-- start Information supplied --

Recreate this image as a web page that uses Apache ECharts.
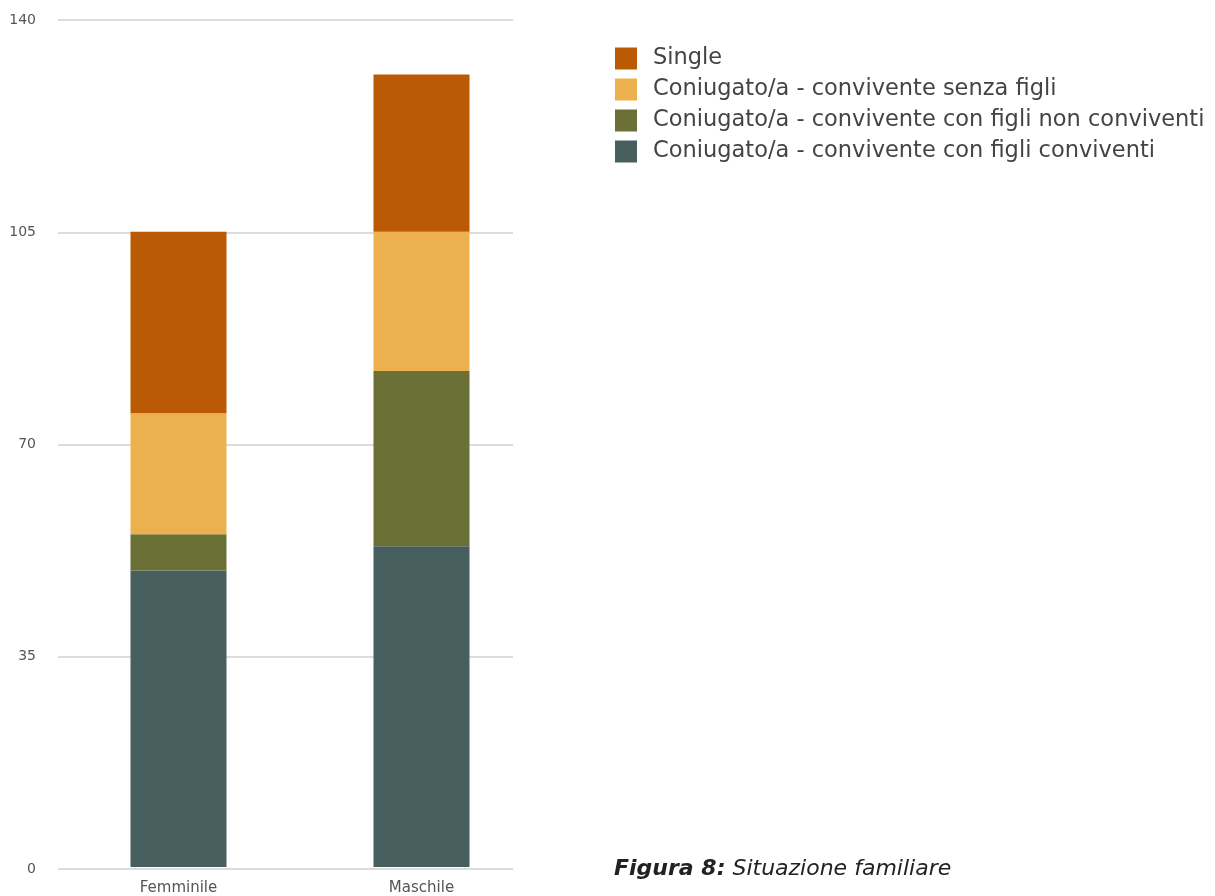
<!DOCTYPE html>
<html>
<head>
<meta charset="utf-8">
<script src="https://cdn.jsdelivr.net/npm/echarts@6/dist/echarts.min.js"></script>
<style>html,body{margin:0;padding:0;background:#fff}#c{width:1215px;height:896px}</style>
</head>
<body>
<div id="c"></div>
<script>
const categories = ['Femminile', 'Maschile'];
const conFigliConviventi = [49, 53];
const conFigliNonConviventi = [6, 29];
const senzaFigli = [20, 23];
const single = [30, 26];
const yTicks = { min: 0, max: 140, interval: 35 };

const names = {
  single: 'Single',
  senza: 'Coniugato/a - convivente senza figli',
  nonConv: 'Coniugato/a - convivente con figli non conviventi',
  conv: 'Coniugato/a - convivente con figli conviventi'
};
const colors = { single: '#BA5A04', senza: '#EDB04F', nonConv: '#6A7036', conv: '#465E5E' };
const font = '"DejaVu Sans", sans-serif';

const chart = echarts.init(document.getElementById('c'));
function bar(name, data, color) {
  return {
    name, type: 'bar', stack: 'tot', data, xAxisIndex: 1, yAxisIndex: 1,
    barWidth: 96, itemStyle: { color }, emphasis: { disabled: true }
  };
}
chart.setOption({
  animation: false,
  grid: [
    { left: 58, top: 20, width: 455, bottom: 27 },
    { left: 57, top: 20, width: 486, bottom: 27 }
  ],
  title: {
    text: '{b|Figura 8:} Situazione familiare',
    left: 609, top: 853,
    textStyle: {
      fontFamily: font, fontSize: 22, fontStyle: 'italic', fontWeight: 'normal', color: '#222',
      rich: { b: { fontFamily: font, fontSize: 22, fontStyle: 'italic', fontWeight: 'bold', color: '#222' } }
    }
  },
  legend: {
    orient: 'vertical', left: 610, top: 42,
    itemWidth: 22, itemHeight: 22, itemGap: 8,
    icon: 'rect',
    data: [names.single, names.senza, names.nonConv, names.conv],
    textStyle: { fontFamily: font, fontSize: 22.5, color: '#444', padding: [0, 0, 0, 11] }
  },
  xAxis: [
    { type: 'category', gridIndex: 0, data: categories, show: false },
    {
      type: 'category', gridIndex: 1, data: categories,
      axisLine: { show: false }, axisTick: { show: false },
      axisLabel: { fontFamily: font, fontSize: 15, color: '#555', margin: 14 }
    }
  ],
  yAxis: [
    {
      type: 'value', gridIndex: 0, min: yTicks.min, max: yTicks.max, interval: yTicks.interval,
      axisLine: { show: false }, axisTick: { show: false },
      axisLabel: { fontFamily: font, fontSize: 14, color: '#555', margin: 22 },
      splitLine: { lineStyle: { color: '#dcdcdc', width: 2 } }
    },
    {
      type: 'value', gridIndex: 1, min: yTicks.min, max: yTicks.max, interval: yTicks.interval,
      show: false, splitLine: { show: false }
    }
  ],
  series: [
    bar(names.conv, conFigliConviventi, colors.conv),
    bar(names.nonConv, conFigliNonConviventi, colors.nonConv),
    bar(names.senza, senzaFigli, colors.senza),
    bar(names.single, single, colors.single)
  ]
});
</script>
</body>
</html>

-- end Information supplied --

Output a faithful copy of the data, with each picture left out.

### Complete answer
Recreate this image as a web page that uses Apache ECharts.
<!DOCTYPE html>
<html>
<head>
<meta charset="utf-8">
<script src="https://cdn.jsdelivr.net/npm/echarts@6/dist/echarts.min.js"></script>
<style>html,body{margin:0;padding:0;background:#fff}#c{width:1215px;height:896px}</style>
</head>
<body>
<div id="c"></div>
<script>
const categories = ['Femminile', 'Maschile'];
const conFigliConviventi = [49, 53];
const conFigliNonConviventi = [6, 29];
const senzaFigli = [20, 23];
const single = [30, 26];
const yTicks = { min: 0, max: 140, interval: 35 };

const names = {
  single: 'Single',
  senza: 'Coniugato/a - convivente senza figli',
  nonConv: 'Coniugato/a - convivente con figli non conviventi',
  conv: 'Coniugato/a - convivente con figli conviventi'
};
const colors = { single: '#BA5A04', senza: '#EDB04F', nonConv: '#6A7036', conv: '#465E5E' };
const font = '"DejaVu Sans", sans-serif';

const chart = echarts.init(document.getElementById('c'));
function bar(name, data, color) {
  return {
    name, type: 'bar', stack: 'tot', data, xAxisIndex: 1, yAxisIndex: 1,
    barWidth: 96, itemStyle: { color }, emphasis: { disabled: true }
  };
}
chart.setOption({
  animation: false,
  grid: [
    { left: 58, top: 20, width: 455, bottom: 27 },
    { left: 57, top: 20, width: 486, bottom: 27 }
  ],
  title: {
    text: '{b|Figura 8:} Situazione familiare',
    left: 609, top: 853,
    textStyle: {
      fontFamily: font, fontSize: 22, fontStyle: 'italic', fontWeight: 'normal', color: '#222',
      rich: { b: { fontFamily: font, fontSize: 22, fontStyle: 'italic', fontWeight: 'bold', color: '#222' } }
    }
  },
  legend: {
    orient: 'vertical', left: 610, top: 42,
    itemWidth: 22, itemHeight: 22, itemGap: 8,
    icon: 'rect',
    data: [names.single, names.senza, names.nonConv, names.conv],
    textStyle: { fontFamily: font, fontSize: 22.5, color: '#444', padding: [0, 0, 0, 11] }
  },
  xAxis: [
    { type: 'category', gridIndex: 0, data: categories, show: false },
    {
      type: 'category', gridIndex: 1, data: categories,
      axisLine: { show: false }, axisTick: { show: false },
      axisLabel: { fontFamily: font, fontSize: 15, color: '#555', margin: 14 }
    }
  ],
  yAxis: [
    {
      type: 'value', gridIndex: 0, min: yTicks.min, max: yTicks.max, interval: yTicks.interval,
      axisLine: { show: false }, axisTick: { show: false },
      axisLabel: { fontFamily: font, fontSize: 14, color: '#555', margin: 22 },
      splitLine: { lineStyle: { color: '#dcdcdc', width: 2 } }
    },
    {
      type: 'value', gridIndex: 1, min: yTicks.min, max: yTicks.max, interval: yTicks.interval,
      show: false, splitLine: { show: false }
    }
  ],
  series: [
    bar(names.conv, conFigliConviventi, colors.conv),
    bar(names.nonConv, conFigliNonConviventi, colors.nonConv),
    bar(names.senza, senzaFigli, colors.senza),
    bar(names.single, single, colors.single)
  ]
});
</script>
</body>
</html>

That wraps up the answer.